Terri Jones knows poverty has many faces.

In her part-time job as the volunteer coordinator for Community Action in Morrisville, she sees people from all walks of life who have fallen on hard times or who have been living in poverty for generations.

Friday, at a conference in Cicero, she learned there are many reasons why people live in poverty and stay in poverty.

Jones, along with about 200 others from food pantries and service agencies throughout Central New York, participated in the Food Bank of Central New York’s annual conference.
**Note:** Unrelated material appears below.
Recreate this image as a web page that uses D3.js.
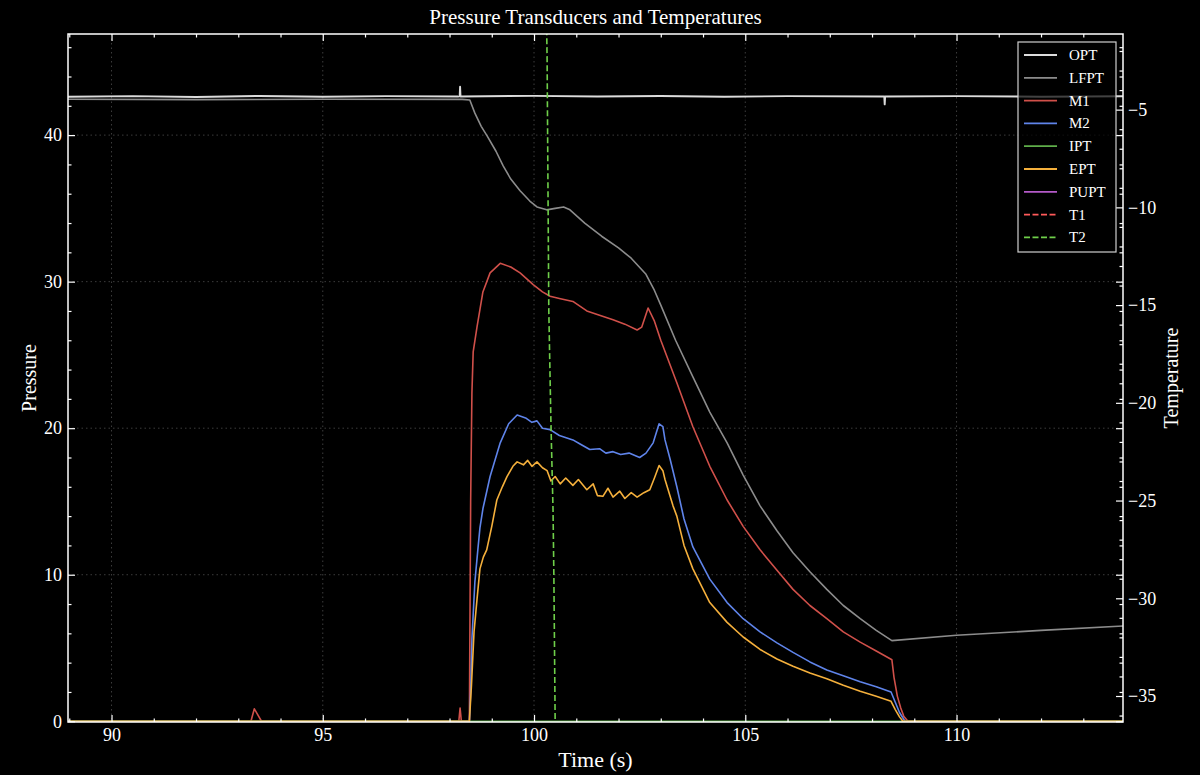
<!DOCTYPE html>
<html>
<head>
<meta charset="utf-8">
<title>Pressure Transducers and Temperatures</title>
<script src="https://cdn.jsdelivr.net/npm/d3@7"></script>
<style>
  body { margin: 0; background: #000; }
  svg { display: block; font-family: "Liberation Serif", "DejaVu Serif", serif; }
</style>
</head>
<body>
<div id="chart"></div>
<script>
// series as [time (s), value]
const optData = [[88.97,42.62],[90.5,42.66],[92,42.6],[93.5,42.67],[95,42.62],[96.5,42.66],[98.2,42.63],[98.24,42.64],[98.25,43.3],[98.26,42.64],
  [100,42.68],[101.5,42.63],[103,42.67],[104.5,42.62],[106,42.66],[108.29,42.64],[108.3,42.1],[108.31,42.64],[110,42.66],[112,42.62],[113.94,42.65]];
const lfptData = [[88.97,42.45],[92,42.42],[95,42.45],[98.3,42.44],[98.48,42.4],[98.6,41.5],[98.75,40.6],[98.9,39.9],[99.1,38.9],[99.27,37.9],
  [99.45,37.0],[99.67,36.2],[99.9,35.5],[100.07,35.1],[100.3,34.9],[100.5,35.0],[100.7,35.1],[100.85,34.9],[101.2,34.0],[101.6,33.1],
  [102.0,32.3],[102.3,31.6],[102.65,30.5],[102.85,29.4],[103.0,28.4],[103.35,26.0],[103.76,23.5],[104.16,21.1],[104.57,19.0],[104.95,16.8],
  [105.35,14.7],[105.75,13.0],[106.13,11.5],[106.53,10.2],[106.93,9.0],[107.32,7.9],[107.72,7.0],[108.1,6.2],[108.47,5.5],[110,5.87],[112,6.2],[113.94,6.5]];
const m1Data = [[88.97,0],[93.3,0],[93.38,0.85],[93.55,0],[98.22,0],[98.25,0.9],[98.28,0],[98.47,0],[98.5,15],[98.53,22.4],[98.56,25.2],[98.65,26.9],
  [98.79,29.3],[98.96,30.6],[99.2,31.25],[99.45,31.0],[99.67,30.6],[99.98,29.8],[100.2,29.3],[100.38,29.0],[100.6,28.85],[100.92,28.65],
  [101.25,28.0],[101.55,27.7],[101.87,27.4],[102.15,27.1],[102.44,26.7],[102.55,26.9],[102.7,28.2],[102.85,27.3],[103.0,26.0],[103.17,24.7],
  [103.38,23.1],[103.76,20.1],[104.16,17.4],[104.57,15.1],[104.95,13.3],[105.35,11.7],[105.75,10.3],[106.13,9.0],[106.53,7.9],[106.93,7.0],
  [107.32,6.1],[107.72,5.4],[108.1,4.8],[108.47,4.2],[108.52,3.0],[108.6,1.7],[108.68,0.9],[108.75,0.35],[108.85,0],[113.94,0]];
const m2Data = [[88.97,0],[98.47,0],[98.5,2.0],[98.53,5.6],[98.6,9.5],[98.67,11.7],[98.72,13.2],[98.79,14.5],[98.96,16.7],[99.2,19.0],[99.4,20.3],
  [99.6,20.9],[99.8,20.7],[99.95,20.4],[100.07,20.5],[100.2,20.0],[100.38,19.9],[100.6,19.5],[100.92,19.2],[101.1,18.9],[101.32,18.55],
  [101.55,18.6],[101.7,18.3],[101.87,18.4],[102.05,18.2],[102.25,18.3],[102.5,18.0],[102.65,18.3],[102.82,19.0],[102.96,20.3],[103.05,20.1],
  [103.1,19.2],[103.22,17.9],[103.38,16.0],[103.55,13.8],[103.76,11.9],[104.16,9.7],[104.57,8.1],[104.95,7.0],[105.35,6.1],[105.75,5.35],
  [106.13,4.7],[106.53,4.05],[106.93,3.5],[107.32,3.1],[107.72,2.7],[108.1,2.35],[108.45,2.0],[108.55,1.3],[108.65,0.6],[108.78,0],[113.94,0]];
const iptData = [[88.97,0],[113.94,0]];
const eptData = [[88.97,0],[98.47,0],[98.52,2.5],[98.58,6.1],[98.65,8.3],[98.72,10.4],[98.8,11.2],[98.88,11.7],[99.0,13.3],[99.12,15.1],
  [99.25,16.0],[99.36,16.7],[99.5,17.4],[99.6,17.7],[99.75,17.5],[99.85,17.8],[99.95,17.4],[100.07,17.7],[100.2,17.3],[100.31,17.1],
  [100.4,16.4],[100.5,16.7],[100.62,16.2],[100.75,16.6],[100.92,16.1],[101.05,16.5],[101.25,15.8],[101.4,16.2],[101.5,15.4],[101.63,15.35],
  [101.75,15.9],[101.87,15.3],[102.03,15.7],[102.15,15.2],[102.3,15.6],[102.44,15.3],[102.6,15.6],[102.74,15.8],[102.85,16.6],[102.96,17.45],
  [103.05,17.1],[103.1,16.5],[103.29,14.7],[103.38,14.0],[103.55,12.0],[103.76,10.4],[104.16,8.1],[104.57,6.75],[104.95,5.75],[105.35,4.9],
  [105.75,4.25],[106.13,3.75],[106.53,3.3],[106.93,2.9],[107.32,2.45],[107.72,2.05],[108.1,1.7],[108.45,1.36],[108.55,0.8],[108.65,0.3],
  [108.73,0],[113.94,0]];
const puptData = [];   // not visible inside the plotted window
const t1Data = [];     // not visible inside the plotted window
const t2Data = [[100.29,0.5],[100.31,-2.5],[100.35,-15.3],[100.40,-21.0],[100.45,-25.5],[100.47,-28.9],[100.50,-36.3],[100.51,-37.5]];

const seriesNames = ["OPT","LFPT","M1","M2","IPT","EPT","PUPT","T1","T2"];
const xTicks = [90,95,100,105,110];
const pTicks = [0,10,20,30,40];
const tTicks = [-35,-30,-25,-20,-15,-10,-5];
const xRange = [88.97, 113.94];
const pRange = [-0.05, 46.9];
const tRange = [-36.33, -1.13];

const width = 1200, height = 775;
const margin = {left: 68, right: 77, top: 34, bottom: 53};
const w = width - margin.left - margin.right;
const h = height - margin.top - margin.bottom;

const colors = ["#dcdcdc","#8c8c8c","#d0504a","#5f84ea","#5fae4a","#f5b03c","#b45ac8","#ff5a5a","#6fcf4a"];
const allData = [optData, lfptData, m1Data, m2Data, iptData, eptData, puptData, t1Data, t2Data];
const series = seriesNames.map(function(n, i) {
  return {name: n, data: allData[i], color: colors[i],
          dashed: (n == "T1" || n == "T2"), temp: (n == "T1" || n == "T2")};
});

var xs = d3.scaleLinear().domain(xRange).range([0, w]);
var ys = d3.scaleLinear().domain(pRange).range([h, 0]);
var yt = d3.scaleLinear().domain(tRange).range([h, 0]);

var svg = d3.select("#chart").append("svg")
  .attr("width", width).attr("height", height)
  .style("background", "#000");

var g = svg.append("g").attr("transform", "translate(" + margin.left + "," + margin.top + ")");

g.append("clipPath").attr("id", "clip")
  .append("rect").attr("width", w).attr("height", h);

// grid
g.selectAll(".gx").data(xTicks).enter().append("line")
  .attr("x1", function(d) {return xs(d)}).attr("x2", function(d) {return xs(d)})
  .attr("y1", 0).attr("y2", h)
  .attr("stroke", "#3c3c3c").attr("stroke-width", 1).attr("stroke-dasharray", "1.5,3");
g.selectAll(".gy").data(pTicks.filter(function(d) {return d > 0})).enter().append("line")
  .attr("x1", 0).attr("x2", w)
  .attr("y1", function(d) {return ys(d)}).attr("y2", function(d) {return ys(d)})
  .attr("stroke", "#3c3c3c").attr("stroke-width", 1).attr("stroke-dasharray", "1.5,3");

// lines
var plot = g.append("g").attr("clip-path", "url(#clip)");
series.forEach(function(s) {
  if (s.data.length == 0) return;
  var yscale = s.temp ? yt : ys;
  var line = d3.line().x(function(d) {return xs(d[0])}).y(function(d) {return yscale(d[1])});
  plot.append("path")
    .datum(s.data)
    .attr("fill", "none")
    .attr("stroke", s.color)
    .attr("stroke-width", s.name == "OPT" ? 1.9 : 1.6)
    .attr("stroke-dasharray", s.dashed ? "6,3" : null)
    .attr("stroke-linejoin", "round")
    .attr("d", line);
});

// ticks helpers
function minorTicks(lo, hi, step, skip) {
  var out = [];
  for (var v = Math.ceil(lo / step) * step; v <= hi + 1e-9; v += step) {
    v = Math.round(v * 1000) / 1000;
    if (v % skip != 0) out.push(v);
  }
  return out;
}
function styleAxis(sel, size) {
  sel.select(".domain").remove();
  sel.selectAll("line").attr("stroke", "#fff").attr("stroke-width", 1.2);
  sel.selectAll("text").attr("fill", "#fff").style("font-size", size + "px")
    .style("font-family", '"Liberation Serif", serif');
}

var xMinor = minorTicks(xRange[0], xRange[1], 1, 5);
var pMinor = minorTicks(pRange[0], pRange[1], 2, 10);
var tMinor = minorTicks(tRange[0], tRange[1], 1, 5);

// bottom
g.append("g").attr("transform", "translate(0," + h + ")")
  .call(d3.axisBottom(xs).tickValues(xMinor).tickSize(-3.5).tickFormat("")).call(styleAxis, 18);
g.append("g").attr("transform", "translate(0," + h + ")")
  .call(d3.axisBottom(xs).tickValues(xTicks).tickSize(-7).tickPadding(6)).call(styleAxis, 18);
// top mirror
g.append("g").call(d3.axisTop(xs).tickValues(xMinor).tickSize(-3.5).tickFormat("")).call(styleAxis, 18);
g.append("g").call(d3.axisTop(xs).tickValues(xTicks).tickSize(-7).tickFormat("")).call(styleAxis, 18);
// left pressure
g.append("g").call(d3.axisLeft(ys).tickValues(pMinor).tickSize(-3.5).tickFormat("")).call(styleAxis, 18);
g.append("g").call(d3.axisLeft(ys).tickValues(pTicks).tickSize(-7).tickPadding(6)).call(styleAxis, 18);
// right: pressure mirror + temperature
g.append("g").attr("transform", "translate(" + w + ",0)")
  .call(d3.axisRight(ys).tickValues(pMinor).tickSize(-3.5).tickFormat("")).call(styleAxis, 18);
g.append("g").attr("transform", "translate(" + w + ",0)")
  .call(d3.axisRight(ys).tickValues(pTicks).tickSize(-7).tickFormat("")).call(styleAxis, 18);
g.append("g").attr("transform", "translate(" + w + ",0)")
  .call(d3.axisRight(yt).tickValues(tMinor).tickSize(-3.5).tickFormat("")).call(styleAxis, 18);
g.append("g").attr("transform", "translate(" + w + ",0)")
  .call(d3.axisRight(yt).tickValues(tTicks).tickSize(-7).tickPadding(5)).call(styleAxis, 18);

// spines
g.append("rect").attr("width", w).attr("height", h)
  .attr("fill", "none").attr("stroke", "#fff").attr("stroke-width", 1.5);

// labels
svg.append("text").attr("x", margin.left + w / 2).attr("y", 24)
  .attr("text-anchor", "middle").attr("fill", "#fff").style("font-size", "21px")
  .text("Pressure Transducers and Temperatures");
svg.append("text").attr("x", margin.left + w / 2).attr("y", 767)
  .attr("text-anchor", "middle").attr("fill", "#fff").style("font-size", "22px")
  .text("Time (s)");
svg.append("text").attr("transform", "translate(36," + (margin.top + h / 2) + ") rotate(-90)")
  .attr("text-anchor", "middle").attr("fill", "#fff").style("font-size", "20px")
  .text("Pressure");
svg.append("text").attr("transform", "translate(1178," + (margin.top + h / 2) + ") rotate(-90)")
  .attr("text-anchor", "middle").attr("fill", "#fff").style("font-size", "20px")
  .text("Temperature");

// legend
var leg = svg.append("g").attr("transform", "translate(1018,42)");
leg.append("rect").attr("width", 98).attr("height", 210)
  .attr("fill", "#000").attr("fill-opacity", 0.7)
  .attr("stroke", "#cfcfcf").attr("stroke-width", 1.2);
var rows = leg.selectAll(".row").data(series).enter().append("g")
  .attr("transform", function(d, i) {return "translate(0," + (13 + i * 22.8) + ")"});
rows.append("line").attr("x1", 6).attr("x2", 39).attr("y1", 0).attr("y2", 0)
  .attr("stroke", function(d) {return d.color}).attr("stroke-width", 1.8)
  .attr("stroke-dasharray", function(d) {return d.dashed ? "6,2.5" : null});
rows.append("text").attr("x", 51).attr("y", 5).attr("fill", "#fff")
  .style("font-size", "15px").text(function(d) {return d.name});
</script>
</body>
</html>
The keynote speaker, Angela Douglas, of Syracuse, is a certified trainer in the Bridges Out of Poverty program. Douglas spent more than two hours helping those who attended better understand the day-to-day struggles their clients face. She also showed them some of the reasons why getting out of poverty isn’t easy at all.

The Bridges Out of Poverty program, based on the work of author and educator Ruby K. Payne, is designed to show social service workers that there are three key ingredients to move clients toward economic stability: choice, power and hope for the future.

A key component of the program is the recognition that the middle class and the wealthy must change their behavior and thinking about poverty and must come together to work to solve the problem. Douglas said most of the world simply does not “see” people in poverty.

“They are used to being invisible,” Douglas said.

Jones knows this firsthand. One of the pantries she helps run is situated near Colgate University and Hamilton College.

“It’s difficult, at times, to raise funds and to get food,” because poverty is not on the radar in those communities she said.

“The churches support us as much as they can,” she said. “We also have a strong Lions Club and Rotary in the village that really help us out.”

Jones said her volunteers are almost exclusively senior citizens.

“All but one come from RSVP,” the retired senior volunteer program, she said.

Jones said she hopes to get the local colleges involved in helping out the food pantries in her area, thus building a bridge between the different social classes and the communities that they reside in.

“Morrisville already has service requirements for their athletes and resident assistants,” she said. “I’m trying to expand that.”